Furthermore, the franchisor is also required to register the prospectus as regulated in Article 10 paragraph (1) of Government Regulation Number 42 of 2007 concerning Franchising which states:

Article 10

  • Franchisors are required to register the Franchise offering prospectus before making a Franchise agreement with the Franchisee”.

After the franchise agreement is made and agreed upon by both parties, the franchisee must register the agreed franchise agreement as stipulated in Article 11 paragraph (1) of Government Regulation Number 42 of 2007 concerning Franchising which states:

Article 11

  • The Franchisee is obliged to register a Franchise agreement”.

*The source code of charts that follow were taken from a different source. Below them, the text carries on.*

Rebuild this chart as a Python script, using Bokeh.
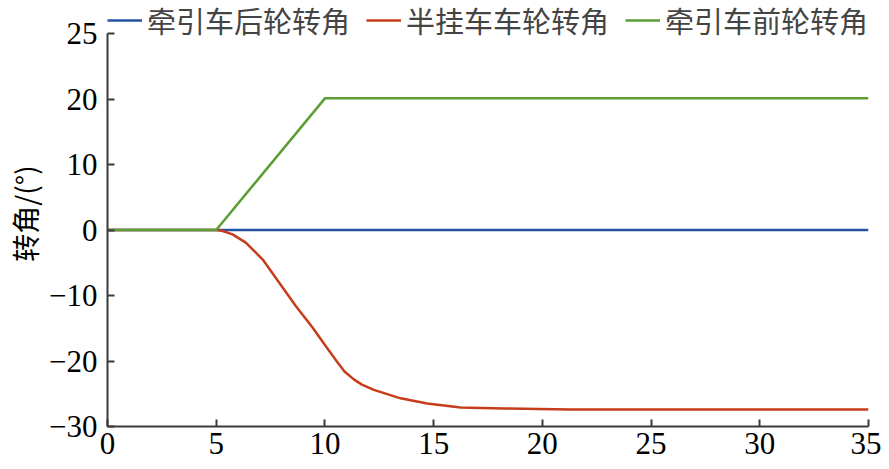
from bokeh.plotting import figure
from bokeh.models import Range1d, FixedTicker, Legend, LegendItem
from bokeh.embed import file_html
from bokeh.resources import INLINE

# ---- data ----
rear_x = [0, 35]
rear_y = [0, 0]

trailer_x = [0, 5.0, 5.3, 5.75, 6.36, 7.13, 7.9, 8.66, 9.43, 10.0, 10.6, 10.9, 11.33, 11.7, 12.25, 13.48, 14.7, 16.24, 18.2, 21.3, 25, 35]
trailer_y = [0, 0, -0.15, -0.66, -1.93, -4.48, -8.04, -11.6, -14.9, -17.55, -20.3, -21.6, -22.8, -23.6, -24.4, -25.7, -26.5, -27.1, -27.25, -27.4, -27.4, -27.4]

front_x = [0, 5, 10, 35]
front_y = [0, 0, 20.1, 20.1]

xticks = [0, 5, 10, 15, 20, 25, 30, 35]
yticks = [-30, -20, -10, 0, 10, 20, 30]
ytick_labels = ["−30", "−20", "−10", "0", "10", "20", "25"]

names = ["牵引车后轮转角", "半挂车车轮转角", "牵引车前轮转角"]
colors = ["#2451a4", "#c63d1c", "#5c9e34"]
ylabel = "转角/(°)"

# ---- layout ----
W, H = 881, 461
FRAME_TOP_PX = 33          # where the top of the y axis sits
BOTTOM_BORDER = 35
frame_h = H - BOTTOM_BORDER
y_lo, y_hi = -30, 30
y_top = y_hi + FRAME_TOP_PX * (y_hi - y_lo) / (frame_h - FRAME_TOP_PX)

p = figure(width=W, height=H, output_backend="svg", toolbar_location=None,
           x_range=Range1d(0, 35), y_range=Range1d(y_lo, y_top),
           min_border_left=107, min_border_right=13, min_border_top=0,
           min_border_bottom=BOTTOM_BORDER)
p.outline_line_color = None
p.grid.visible = False
p.background_fill_color = "white"
p.border_fill_color = "white"

r1 = p.line(rear_x, rear_y, line_color=colors[0], line_width=2.5)
r2 = p.line(trailer_x, trailer_y, line_color=colors[1], line_width=2.5)
r3 = p.line(front_x, front_y, line_color=colors[2], line_width=2.5)

for ax in (p.xaxis[0], p.yaxis[0]):
    ax.axis_line_color = "#3a3a3a"
    ax.axis_line_width = 2
    ax.major_tick_line_color = "#3a3a3a"
    ax.major_tick_line_width = 2
    ax.major_tick_in = 7
    ax.major_tick_out = 0
    ax.minor_tick_line_color = None
    ax.major_label_text_font = "Liberation Serif"
    ax.major_label_text_font_size = "31px"
    ax.major_label_text_color = "black"

p.xaxis.ticker = FixedTicker(ticks=xticks)
p.xaxis.major_label_standoff = 6
p.yaxis.ticker = FixedTicker(ticks=yticks)
p.yaxis.bounds = (y_lo, y_hi)
p.yaxis.major_label_overrides = {t: s for t, s in zip(yticks, ytick_labels)}
p.yaxis.major_label_standoff = 10
p.yaxis.axis_label = ylabel
p.yaxis.axis_label_text_font = "Noto Sans CJK SC"
p.yaxis.axis_label_text_font_size = "28px"
p.yaxis.axis_label_text_font_style = "normal"
p.yaxis.axis_label_text_color = "black"
p.yaxis.axis_label_standoff = 1

legend = Legend(items=[LegendItem(label=n, renderers=[r]) for n, r in zip(names, [r1, r2, r3])],
                orientation="horizontal", location=(0, frame_h - 41),
                padding=0, margin=0, spacing=16, glyph_width=35, label_standoff=5,
                label_text_font="Noto Sans CJK SC", label_text_font_size="29px",
                border_line_color=None, background_fill_alpha=0)
p.add_layout(legend, "center")

open("out.html", "w").write(file_html(p, INLINE))
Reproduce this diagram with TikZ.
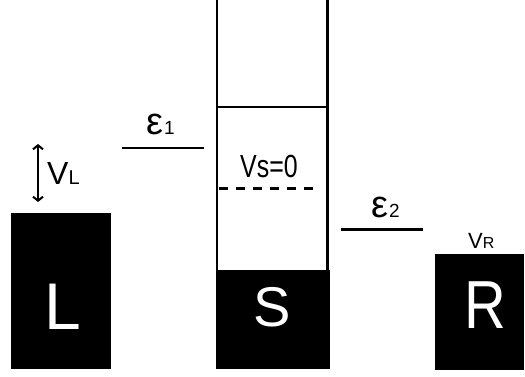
\documentclass[tikz,border=0pt]{standalone}
\usepackage{fontspec}
\setmainfont{Liberation Sans}
\usetikzlibrary{arrows.meta}
\newcommand{\fs}[1]{\fontsize{#1}{#1}\selectfont}
\begin{document}
\begin{tikzpicture}[x=1pt,y=-1pt,
  lvl/.style={line width=2.4pt},
  blk/.style={fill=black,draw=black},
  big/.style={text=white,inner sep=0pt,anchor=center},
  lab/.style={inner sep=0pt,anchor=base west}]
\useasboundingbox (0,0) rectangle (525,377);
% blocks
\fill[blk] (11,213) rectangle (110,368);
\fill[blk] (216,270) rectangle (329,368);
\fill[blk] (435,254) rectangle (523,369);
\node[big] (L) at (63,307) {\fs{66}L};
\node[big] (S) at (272,307) {\fs{56}S};
\node[big] (R) at (485,305) {\scalebox{0.85}[1]{\fs{68}R}};
% S column
\coordinate (c1t) at (217,-2);
\coordinate (c1b) at (217,270);
\coordinate (c2t) at (327.5,-2);
\coordinate (c2b) at (327.5,270);
\draw[lvl] (c1t) -- (c1b);
\draw[lvl] (c2t) -- (c2b);
\coordinate (h1) at (217,107);
\coordinate (h2) at (327.5,107);
\draw[lvl] (h1) -- (h2);
\coordinate (d1) at (219,188.5);
\coordinate (d2) at (318,188.5);
\draw[line width=2.2pt,dash pattern=on 9pt off 8pt] (d1) -- (d2);
\node[lab] (vs) at (240,178) {\scalebox{0.78}[1]{\fs{32}Vs=0}};
% levels
\coordinate (e1a) at (122,148);
\coordinate (e1b) at (204,148);
\draw[lvl] (e1a) -- (e1b);
\node[lab] (eps1) at (146,135) {\fs{38}ε\hspace{1pt}\fs{19}1};
\coordinate (e2a) at (341,229.5);
\coordinate (e2b) at (423,229.5);
\draw[lvl] (e2a) -- (e2b);
\node[lab] (eps2) at (371,217) {\fs{38}ε\hspace{1pt}\fs{19}2};
% V_L
\coordinate (va) at (38,144);
\coordinate (vb) at (38,202);
\draw[line width=2pt,{Straight Barb[length=4pt,width=10pt]}-{Straight Barb[length=4pt,width=10pt]}] (va) -- (vb);
\node[lab] (VL) at (47,185) {\fs{32}V\fs{20}L};
\node[lab] (VR) at (468,248) {\fs{22}V\fs{16}R};
\end{tikzpicture}
\end{document}
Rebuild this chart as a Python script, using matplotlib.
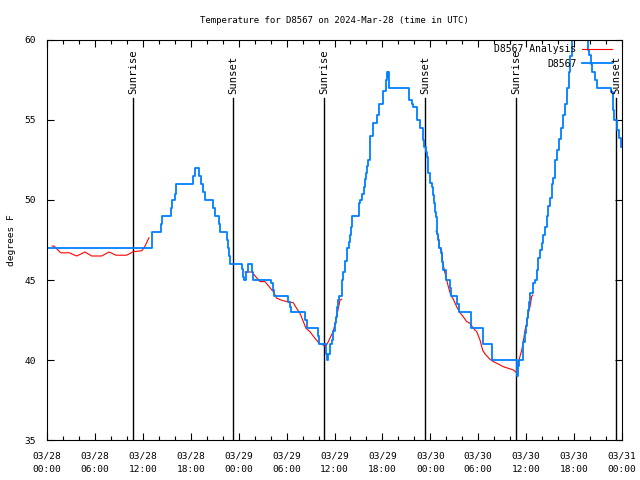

If the franchise offer prospectus and franchise agreement meet the requirements for registration, then the Minister of Trade will then issue a Franchise Registration Certificate as stipulated in Article 12 paragraph (4), paragraph (5), and paragraph (6) of Government Regulation Number 42 of 2007 concerning Franchise which statess:

Article 12

  • The Minister issues a Franchise Registration Certificate if the application for Franchise registration has met the requirements as referred to in paragraph (1) and paragraph (2).
    • The Franchise Registration Certificate as referred to in paragraph (4) is valid for a period of 5 (five) years.
    • In the event that the Franchise agreement has not expired, the Franchise Registration Certificate may be extended for a period of 5 (five) years”.

Furthermore, the sanctions against unlawful franchise activity are regulated in Article 16 of Government Regulation Number 42 of 2007 concerning Franchising which states::

Article 16

  • The Minister, Governor, Regent/Mayor in accordance with their respective authorities may impose administrative sanctions for Franchisor and Franchisee who violate the provisions as referred to in Article 8, Article 10, and/or Article 11.
  • The sanctions as referred to in paragraph (1) may be in the form of:
    • written warning;
      • fine; and/or
      • revocation of Franchise Registration Certificate”.